Most fixed or discounted variable rate apply for an initial period. This is typically 2,3 or 5 years, but could be longer. When considering the term you should also think about how long you would like this initial deal period to run for. At the end of this initial term you'll need to find another mortgage to make your repayments as low as possible. This is known as 'remortgaging'. Shorter introductory mortgage rates might be attractive, but remember that your payments will probably increase when the initial deal ends. The shorter your initial term, the more times you'll need to remortgage, potentially paying mortgage fees each time.
Longer term fixed rates have their pitfalls as well as, if rates go down, you could end up paying over the odds for your mortgage, while others enjoy lower mortgage rates. Although this is unlikely in the current low interest environment.
The deposit you have to put down (or equity you already have in your home) plays a crucial part in the best mortgage rates you can get:
The higher the mortgage in relation to the value (or purchase price) of your home (LTV), the greater the risk to the mortgage lender. The greater the risk to the mortgage lender, the higher the rate you'll pay.
You'll see that the mortgages in our Best Buy tables all state a maximum LTV - this is the highest possible proportion of borrowing against property price or value that you can have on that mortgage. You can learn more about loan-to-value with our Loan-to-value (LTV) guide.

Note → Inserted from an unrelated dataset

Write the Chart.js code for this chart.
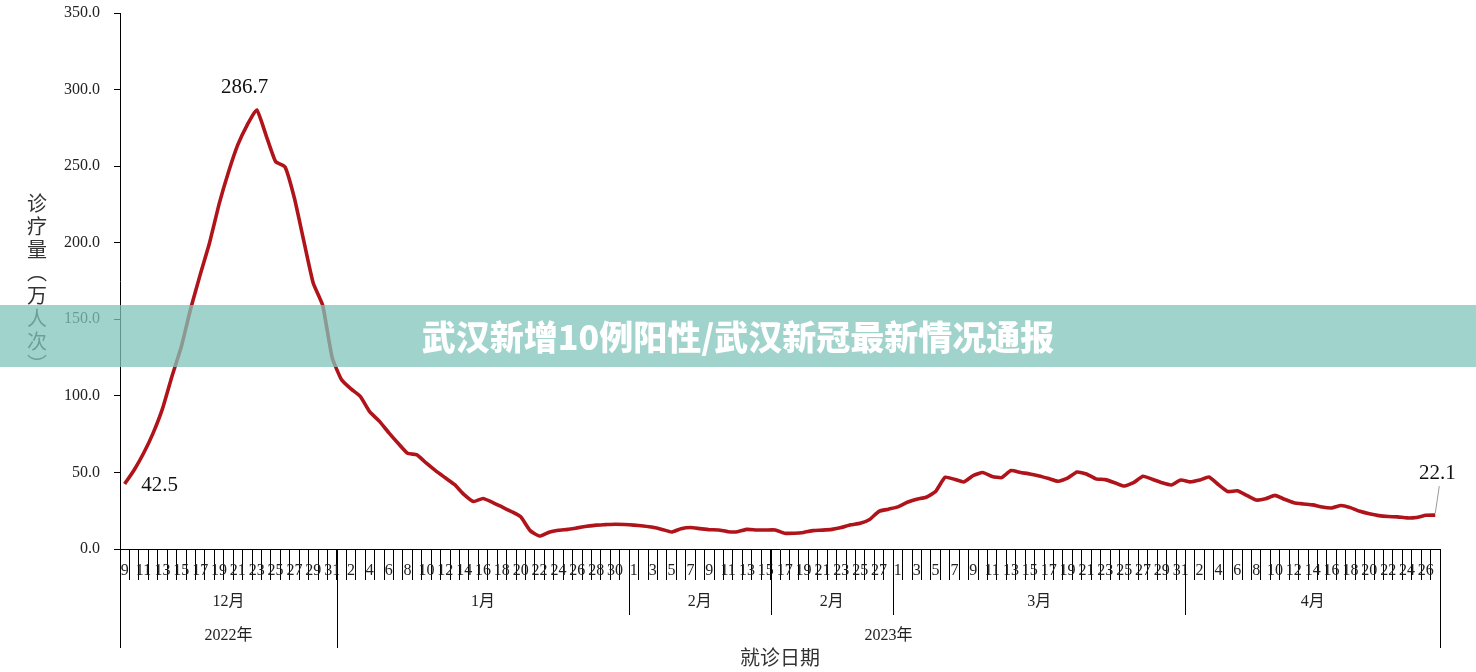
<!DOCTYPE html>
<html>
<head>
<meta charset="utf-8">
<script src="https://cdn.jsdelivr.net/npm/chart.js@4"></script>
<style>
  html, body { margin: 0; padding: 0; background: #fff; }
  #wrap { width: 1476px; height: 672px; position: relative; }
</style>
</head>
<body>
<div id="wrap"><canvas id="visitChart"></canvas></div>
<script>
  // months shown under the day labels (the February band is split in two in the original)
  var monthNames = ['12月', '1月', '2月', '2月', '3月', '4月'];
  var monthFirstDay = [9, 1, 1, 16, 1, 1];
  var monthLastDay = [31, 31, 15, 28, 31, 27];
  var yearNames = ['2022年', '2023年'];
  var yearMonthCount = [1, 5];
  var yTicks = [0, 50, 100, 150, 200, 250, 300, 350];

  // daily visits (10k person-times), 2022-12-09 .. 2023-04-27
  var decVisits = [42.5, 51.6, 62.5, 75.5, 91.5, 112.5, 132, 157, 179, 200, 225, 246, 264, 277, 286.7,
                   270, 253, 249.5, 229, 201, 173.5, 159, 125];
  var janVisits = [110.5, 104.5, 99.5, 89.5, 83.5, 76, 69, 62.5, 61.5, 56, 51, 46.5, 42, 35.5, 31, 33,
                   30.5, 27.5, 24.5, 21, 12, 8.5, 11, 12.2, 12.8, 13.8, 14.8, 15.6, 15.9, 16.2, 16.0];
  var febVisitsA = [15.6, 15.0, 14.2, 12.8, 11.1, 13.2, 14.0, 13.3, 12.6, 12.4, 11.3, 11.3, 12.8, 12.4, 12.4];
  var febVisitsB = [12.4, 10.3, 10.3, 10.8, 12.0, 12.3, 12.8, 14.0, 15.8, 16.8, 19.3, 24.6, 26.0];
  var marVisits = [27.5, 30.5, 32.5, 33.8, 37.5, 46.8, 45.5, 43.8, 48.0, 50.0, 47.4, 46.6, 51.2, 50.0, 49.0,
                   47.7, 46.0, 44.2, 46.3, 50.3, 49.0, 45.8, 45.3, 43.3, 41.1, 43.3, 47.5, 45.5, 43.3, 41.8, 45.1];
  var aprVisits = [43.8, 45.0, 47.0, 42.0, 37.5, 38.0, 35.0, 32.0, 32.8, 35.0, 32.5, 30.2, 29.4, 28.8, 27.4,
                   26.8, 28.4, 27.0, 24.6, 23.0, 21.8, 21.2, 21.0, 20.3, 20.6, 22.0, 22.1];

  var visits = decVisits.concat(janVisits, febVisitsA, febVisitsB, marVisits, aprVisits);

  // day-of-month labels and where each month band starts
  var dayLabels = [];
  var monthStart = [];
  for (var m = 0; m < monthNames.length; m++) {
    monthStart.push(dayLabels.length);
    for (var d = monthFirstDay[m]; d <= monthLastDay[m]; d++) dayLabels.push(String(d));
  }
  monthStart.push(dayLabels.length);

  var pointNotes = [
    { index: 0, text: '42.5', dx: 35, dy: 2 },
    { index: 14, text: '286.7', dx: -12, dy: -22 },
    { index: 139, text: '22.1', dx: 2, dy: -42, leader: true }
  ];

  var SERIF = "'Liberation Serif', 'Noto Sans CJK SC', serif";
  var SANS = "'Noto Sans CJK SC', 'Noto Sans', sans-serif";
  Chart.defaults.font.family = SERIF;
  Chart.defaults.color = '#222';

  // month / year rows under the axis
  var axisGroups = {
    id: 'axisGroups',
    afterDraw: function (chart) {
      var xs = chart.scales.x, ctx = chart.ctx, base = chart.chartArea.bottom;
      var half = (xs.getPixelForValue(1) - xs.getPixelForValue(0)) / 2;
      var edge = function (i) {
        return i >= visits.length ? xs.getPixelForValue(visits.length - 1) + half : xs.getPixelForValue(i) - half;
      };
      ctx.save();
      ctx.strokeStyle = '#000';
      ctx.lineWidth = 1;
      ctx.fillStyle = '#222';
      ctx.textAlign = 'center';
      ctx.textBaseline = 'middle';
      ctx.font = '16px ' + SERIF;
      for (var m = 0; m <= monthNames.length; m++) {
        var px = Math.round(edge(monthStart[m])) + 0.5;
        ctx.beginPath(); ctx.moveTo(px, base); ctx.lineTo(px, base + 66); ctx.stroke();
        if (m < monthNames.length) {
          ctx.fillText(monthNames[m], (edge(monthStart[m]) + edge(monthStart[m + 1])) / 2, base + 53);
        }
      }
      var mi = 0;
      for (var y = 0; y <= yearNames.length; y++) {
        var yx = Math.round(edge(monthStart[mi])) + 0.5;
        ctx.beginPath(); ctx.moveTo(yx, base); ctx.lineTo(yx, base + 99); ctx.stroke();
        if (y < yearNames.length) {
          var next = mi + yearMonthCount[y];
          ctx.fillText(yearNames[y], (edge(monthStart[mi]) + edge(monthStart[next])) / 2, base + 87);
          mi = next;
        }
      }
      ctx.restore();
    }
  };

  // value notes on the line
  var notes = {
    id: 'notes',
    afterDatasetsDraw: function (chart) {
      var ctx = chart.ctx, pts = chart.getDatasetMeta(0).data;
      ctx.save();
      ctx.font = '21px ' + SERIF;
      ctx.fillStyle = '#111';
      ctx.textAlign = 'center';
      ctx.textBaseline = 'middle';
      pointNotes.forEach(function (n) {
        var p = pts[n.index];
        if (n.leader) {
          ctx.strokeStyle = '#999';
          ctx.lineWidth = 1;
          ctx.beginPath(); ctx.moveTo(p.x, p.y - 2); ctx.lineTo(p.x + 4, p.y + n.dy + 13); ctx.stroke();
        }
        ctx.fillText(n.text, p.x + n.dx, p.y + n.dy);
      });
      ctx.restore();
    }
  };

  // stacked vertical y title + the banner across the middle
  var overlay = {
    id: 'overlay',
    afterDraw: function (chart) {
      var ctx = chart.ctx;
      var chars = ['诊', '疗', '量', '︵', '万', '人', '次', '︶'];
      ctx.save();
      ctx.font = '20px ' + SANS;
      ctx.fillStyle = '#333';
      ctx.textAlign = 'center';
      ctx.textBaseline = 'middle';
      chars.forEach(function (c, i) { ctx.fillText(c, 37, 203 + i * 23); });

      ctx.fillStyle = 'rgba(128,196,186,0.75)';
      ctx.fillRect(0, 305, chart.width, 62);
      ctx.fillStyle = '#fff';
      ctx.font = '900 34px ' + SANS;
      ctx.fillText('武汉新增10例阳性/武汉新冠最新情况通报', 738, 337);
      ctx.restore();
    }
  };

  var ctxLine = document.getElementById('visitChart').getContext('2d');
  var visitChart = new Chart(ctxLine, {
    type: 'line',
    data: {
      labels: dayLabels,
      datasets: [{
        label: '诊疗量',
        data: visits,
        borderColor: '#B0141B',
        borderWidth: 3.6,
        pointRadius: 0,
        tension: 0.15,
        fill: false
      }]
    },
    options: {
      responsive: true,
      maintainAspectRatio: false,
      animation: false,
      layout: { padding: { top: 13, right: 36, left: 0, bottom: 0 } },
      plugins: { legend: { display: false }, tooltip: { enabled: false } },
      scales: {
        x: {
          offset: true,
          afterFit: function (s) { s.height = 123; },
          grid: { offset: true, drawOnChartArea: false, tickLength: 31, color: '#000', lineWidth: 1 },
          border: { color: '#000', width: 1 },
          ticks: {
            autoSkip: false, maxRotation: 0, minRotation: 0, padding: -19,
            font: { size: 16, family: SERIF }, color: '#222',
            callback: function (v, i) { return i % 2 === 0 ? dayLabels[i] : ''; }
          },
          title: {
            display: true, text: '就诊日期', color: '#333',
            font: { size: 20, family: SANS }, padding: { top: 65, bottom: 3 }
          }
        },
        y: {
          min: yTicks[0],
          max: yTicks[yTicks.length - 1],
          afterFit: function (s) { s.width = 120; s.paddingTop = 0; s.paddingBottom = 0; },
          afterBuildTicks: function (s) { s.ticks = yTicks.map(function (v) { return { value: v }; }); },
          grid: { drawOnChartArea: false, tickLength: 6, color: '#000' },
          border: { color: '#000', width: 1 },
          ticks: {
            padding: 14, font: { size: 16, family: SERIF }, color: '#222',
            callback: function (v) { return Number(v).toFixed(1); }
          }
        }
      }
    },
    plugins: [axisGroups, notes, overlay]
  });
</script>
</body>
</html>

A mortgage that allows you to overpay, underpay, take payment breaks and/or borrow back money is often referred to as a flexible mortgage.
If you think you'll want to overpay, or to have the option to pay less or suspend your payments later (during a planned sabbatical for instance), you'll need to make sure your mortgage will allow this.
Another thing to consider, if you're thinking of moving in the next few years, is a portable mortgage that allows you to take your borrowing from your current home to the next.
A portable mortgage means that, because you don't have to finish one mortgage and start another one, you can avoid having to pay both an Early Repayment Charge on one mortgage and set up fees on a new one (although there will normally be a porting fee, this will be a lot less that the fees you would have to pay if taking out a new mortgage).
There are several reasons you might consider using a mortgage broker or mortgage advisor - not least because it can transition the stress of finding the best mortgage onto a third party. The most compelling reasons to use a mortgage broker are; you have more legal protection if you are missold a mortgage, your broker will most likely be more qualified to find a mortgage than you are, and finall, a broker has a responsibility to find the best mortgage deals on the market. To learn more about mortgage brokers, read our mortgage broker guide.
As you can see, mortgages can be very complicated and we recommend that you use an independent mortgage adviser to get the very best deal for your own personal circumstances.